— start of DATA BLOCK —

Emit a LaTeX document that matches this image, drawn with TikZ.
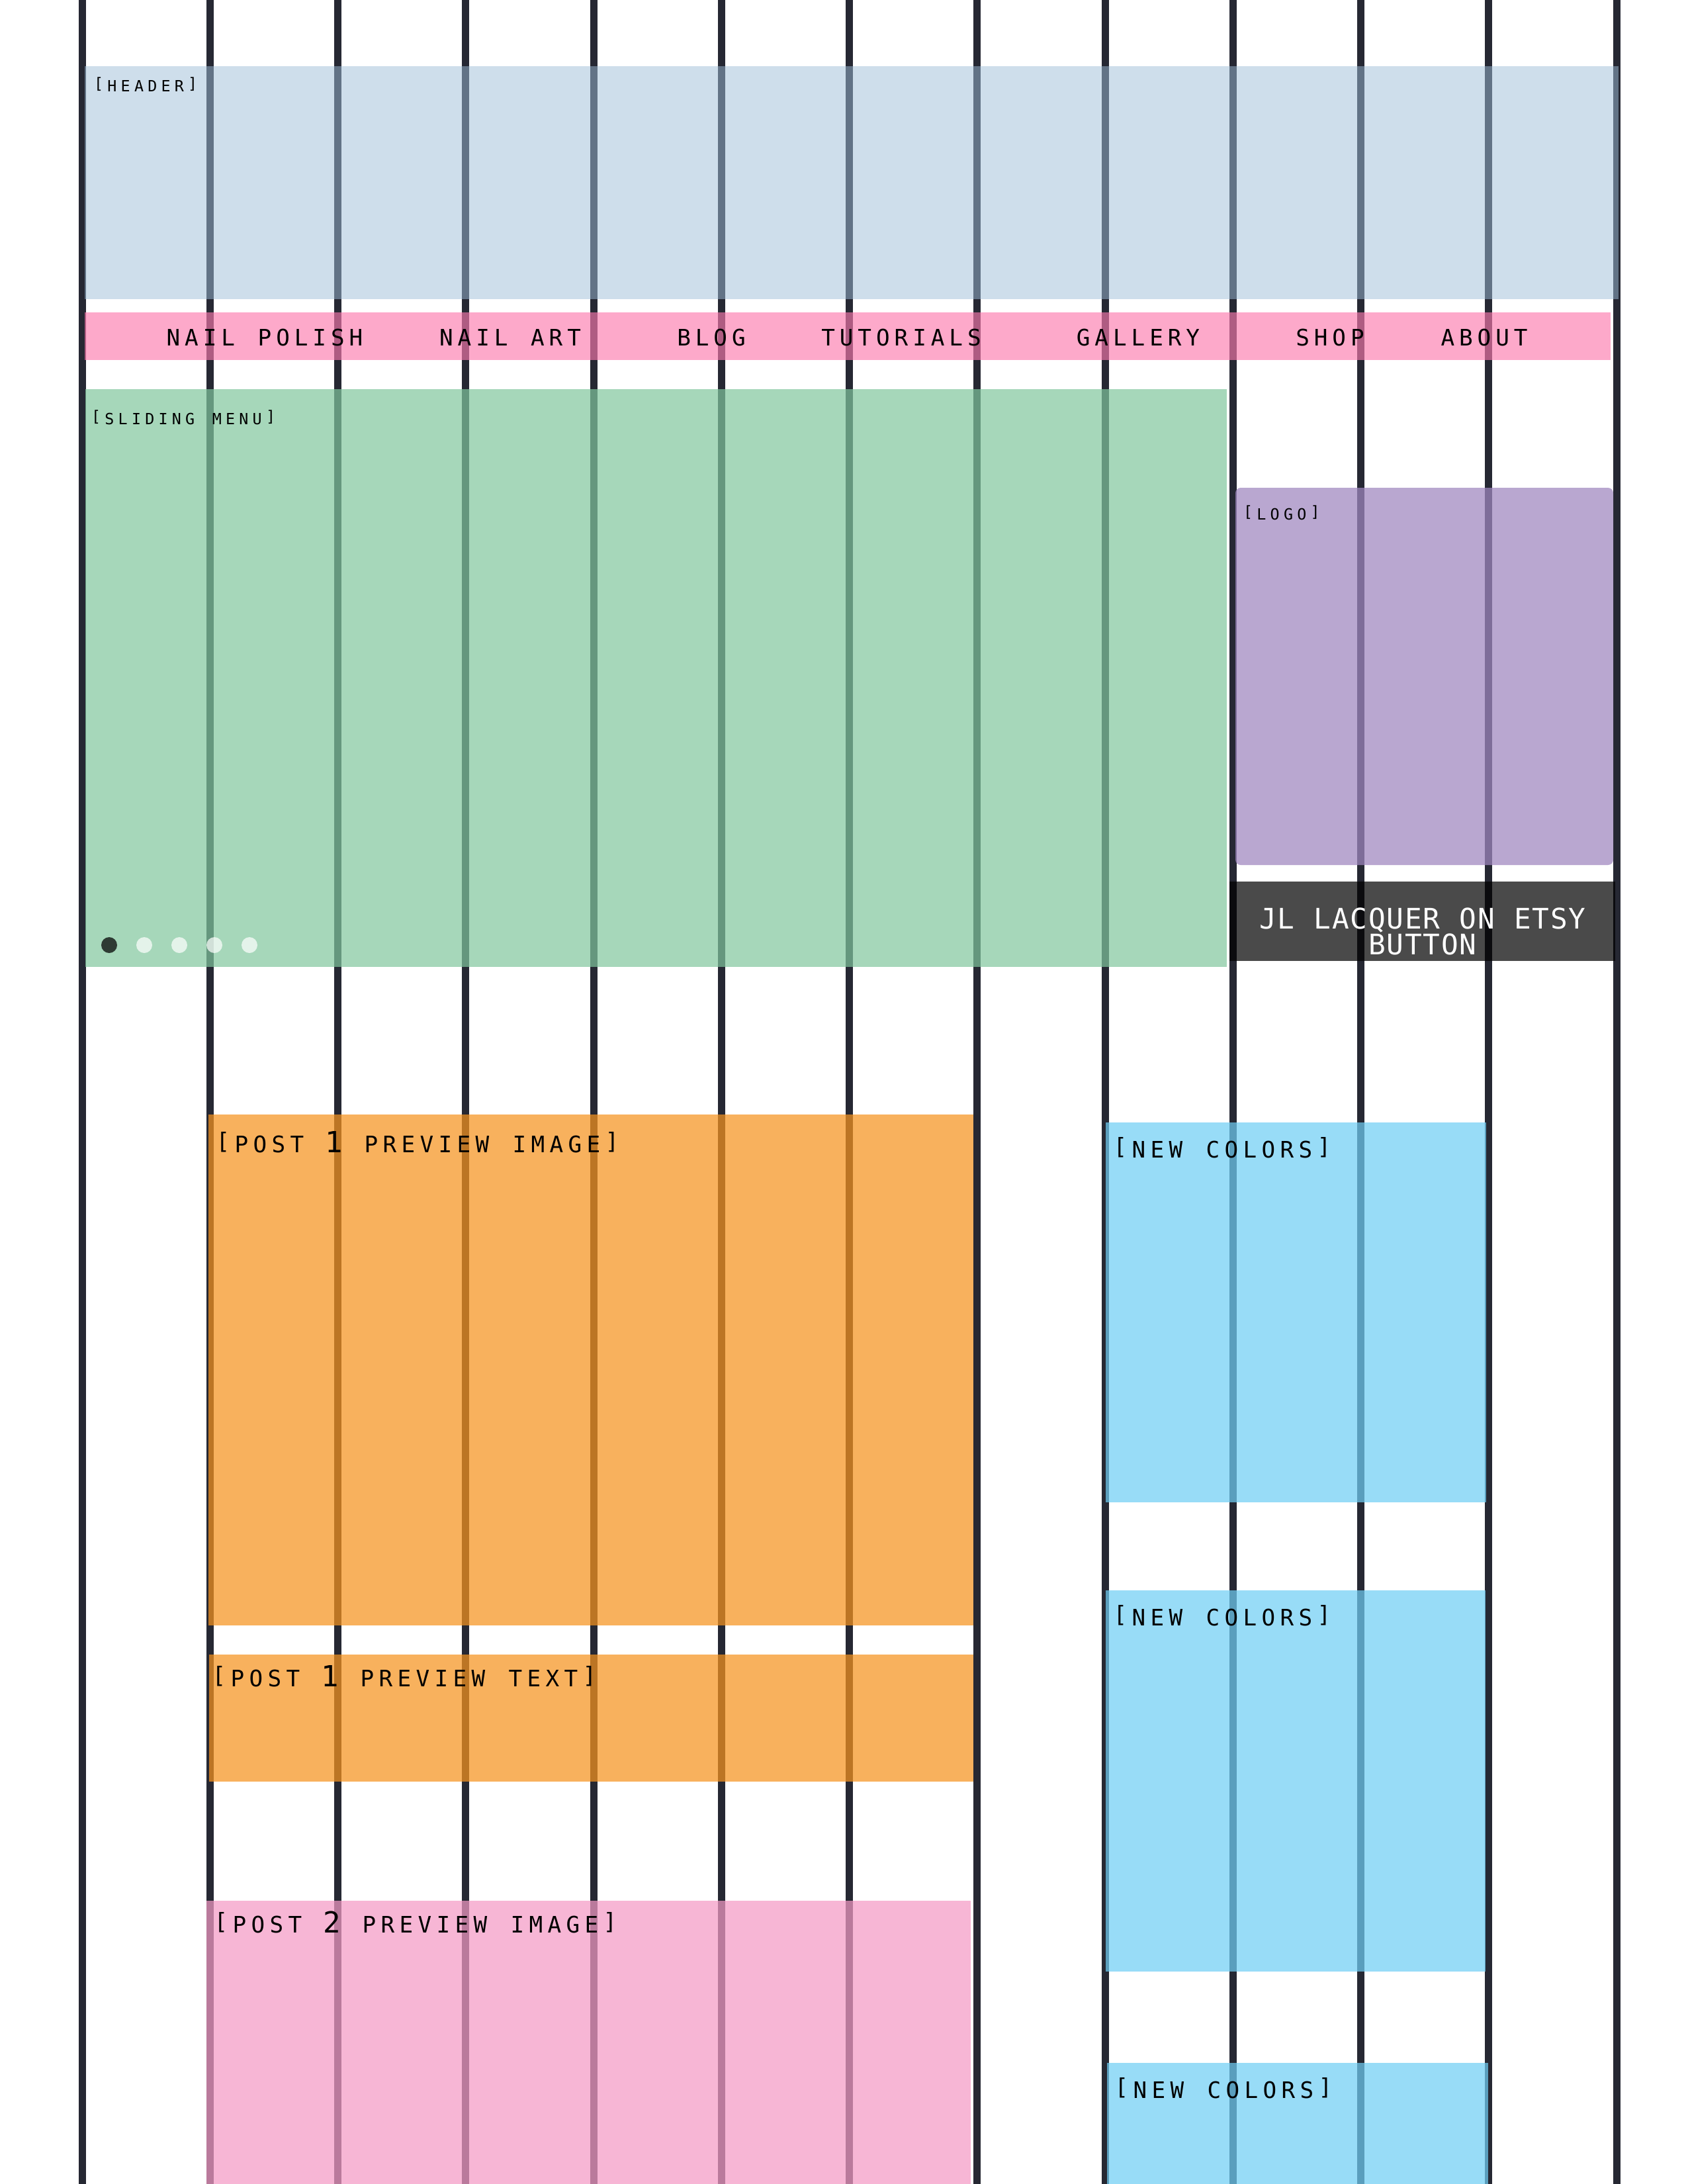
\documentclass[tikz,border=0pt]{standalone}
\usepackage{fontspec}
\newfontfamily\monof{DejaVu Sans Mono}
\definecolor{gridc}{RGB}{38,40,51}
\definecolor{hdrc}{RGB}{159,191,217}
\definecolor{navc}{RGB}{252,122,174}
\definecolor{slidec}{RGB}{129,199,158}
\definecolor{logoc}{RGB}{160,135,191}
\definecolor{orangec}{RGB}{246,148,31}
\definecolor{post2c}{RGB}{244,154,197}
\definecolor{bluec}{RGB}{112,206,245}
\ExplSyntaxOn
\dim_new:N \l__rs_pitch_dim
\tl_new:N \l__rs_fa_tl
\tl_new:N \l__rs_fb_tl
\cs_new_protected:Npn \__rs_char:n #1
  {
    \hbox_to_wd:nn { \l__rs_pitch_dim }
      {
        \hfil
        \str_if_in:nnTF { abcdefghijklmnopqrstuvwxyz } { #1 }
          { \l__rs_fb_tl \tex_uppercase:D { #1 } }
          {
            \str_if_in:nnTF { [] } { #1 }
              { \l__rs_fb_tl \box_move_up:nn { 0.13em } { \hbox:n { #1 } } }
              { \l__rs_fa_tl #1 }
          }
        \hfil
      }
  }
\NewDocumentCommand \mtext { m m m m }
  {
    \dim_set:Nn \l__rs_pitch_dim { #1 }
    \tl_set:Nn \l__rs_fa_tl { #2 }
    \tl_set:Nn \l__rs_fb_tl { #3 }
    \str_map_inline:nn { #4 } { \__rs_char:n { ##1 } }
  }
\ExplSyntaxOff
\newcommand\fTiny{\monof\fontsize{5.62pt}{6pt}\selectfont}
\newcommand\fNav{\monof\fontsize{8.26pt}{9pt}\selectfont}
\newcommand\fBig{\monof\fontsize{10.58pt}{11pt}\selectfont}
\newcommand\fBtn{\monof\fontsize{10.3pt}{11pt}\selectfont}
\newcommand\tinylab[1]{\mtext{4.872bp}{\fTiny}{\fTiny}{#1}}
\newcommand\biglab[1]{\mtext{6.72bp}{\fBig}{\fNav}{#1}}
\newcommand\navlab[1]{\mtext{6.624bp}{\fNav}{\fNav}{#1}}
\newcommand\btnlab[1]{\mtext{6.6bp}{\fBtn}{\fBtn}{#1}}
\newcommand\btnblock{\vbox{\baselineskip=9.36bp\lineskiplimit=-100pt\lineskip=0pt
  \hbox to 118.8bp{\hfil\btnlab{JL LACQUER ON ETSY}\hfil}
  \hbox to 118.8bp{\hfil\btnlab{BUTTON}\hfil}}}
\begin{document}
\begin{tikzpicture}[x=0.24bp,y=-0.24bp,
  gridline/.style={line width=2.64bp, draw=gridc},
  lab/.style={anchor=base west, inner sep=0pt, outer sep=0pt},
  navitem/.style={anchor=base, inner sep=0pt, outer sep=0pt},
  btntext/.style={anchor=base, inner sep=0pt, outer sep=0pt, text=white},
  dotdark/.style={fill=black, fill opacity=0.72},
  dotlight/.style={fill=white, fill opacity=0.7}]
\useasboundingbox (0,0) rectangle (2550,3300);
\fill[white] (0,0) rectangle (2550,3300);
% grid columns
\foreach \k in {0,...,12}{
  \draw[gridline] ({124+193.25*\k},0) -- ({124+193.25*\k},3300);
}
% header
\fill[hdrc, fill opacity=0.5] (128,100) rectangle (2446,452);
\node[lab] (lhead) at (139,138) {\tinylab{[header]}};
% navigation bar
\fill[navc, fill opacity=0.645] (128,472) rectangle (2434,544);
\node[navitem] (n1) at (400,522) {\navlab{NAIL POLISH}};
\node[navitem] (n2) at (771,522) {\navlab{NAIL ART}};
\node[navitem] (n3) at (1075,522) {\navlab{BLOG}};
\node[navitem] (n4) at (1362,522) {\navlab{TUTORIALS}};
\node[navitem] (n5) at (1720,522) {\navlab{GALLERY}};
\node[navitem] (n6) at (2010,522) {\navlab{SHOP}};
\node[navitem] (n7) at (2243,522) {\navlab{ABOUT}};
% sliding menu
\fill[slidec, fill opacity=0.70] (129,588) rectangle (1854,1461);
\node[lab] (lslide) at (135,641) {\tinylab{[sliding menu]}};
\fill[dotdark] (165,1428) circle (12);
\fill[dotlight] (218,1428) circle (12);
\fill[dotlight] (271,1428) circle (12);
\fill[dotlight] (324,1428) circle (12);
\fill[dotlight] (377,1428) circle (12);
% logo
\fill[logoc, fill opacity=0.73, rounded corners=1.92bp] (1867,737) rectangle (2438,1307);
\node[lab] (llogo) at (1876,785) {\tinylab{[logo]}};
% etsy button
\fill[black, fill opacity=0.71] (1858,1332) rectangle (2441,1452);
\node[btntext] (btn) at (2150,1442) {\btnblock};
% post 1
\fill[orangec, fill opacity=0.72] (315,1684) rectangle (1471,2456);
\node[lab] (lp1i) at (323,1741) {\biglab{[post 1 preview image]}};
\fill[orangec, fill opacity=0.72] (316,2500) rectangle (1471,2692);
\node[lab] (lp1t) at (317,2548) {\biglab{[post 1 preview text]}};
% post 2
\fill[post2c, fill opacity=0.72] (312,2872) rectangle (1467,3300);
\node[lab] (lp2i) at (320,2920) {\biglab{[post 2 preview image]}};
% new colors
\fill[bluec, fill opacity=0.714] (1671,1696) rectangle (2246,2270);
\node[lab] (lnc1) at (1679,1749) {\biglab{[new colors]}};
\fill[bluec, fill opacity=0.714] (1671,2403) rectangle (2245,2979);
\node[lab] (lnc2) at (1679,2456) {\biglab{[new colors]}};
\fill[bluec, fill opacity=0.714] (1673,3117) rectangle (2249,3300);
\node[lab] (lnc3) at (1681,3170) {\biglab{[new colors]}};
\end{tikzpicture}
\end{document}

— end of DATA BLOCK —

# THE PROBLEM
Using the material above, report each line where "image" occurs.

# COMPLETE OUTPUT
Emit a LaTeX document that matches this image, drawn with TikZ.
\node[lab] (lp1i) at (323,1741) {\biglab{[post 1 preview image]}};
\node[lab] (lp2i) at (320,2920) {\biglab{[post 2 preview image]}};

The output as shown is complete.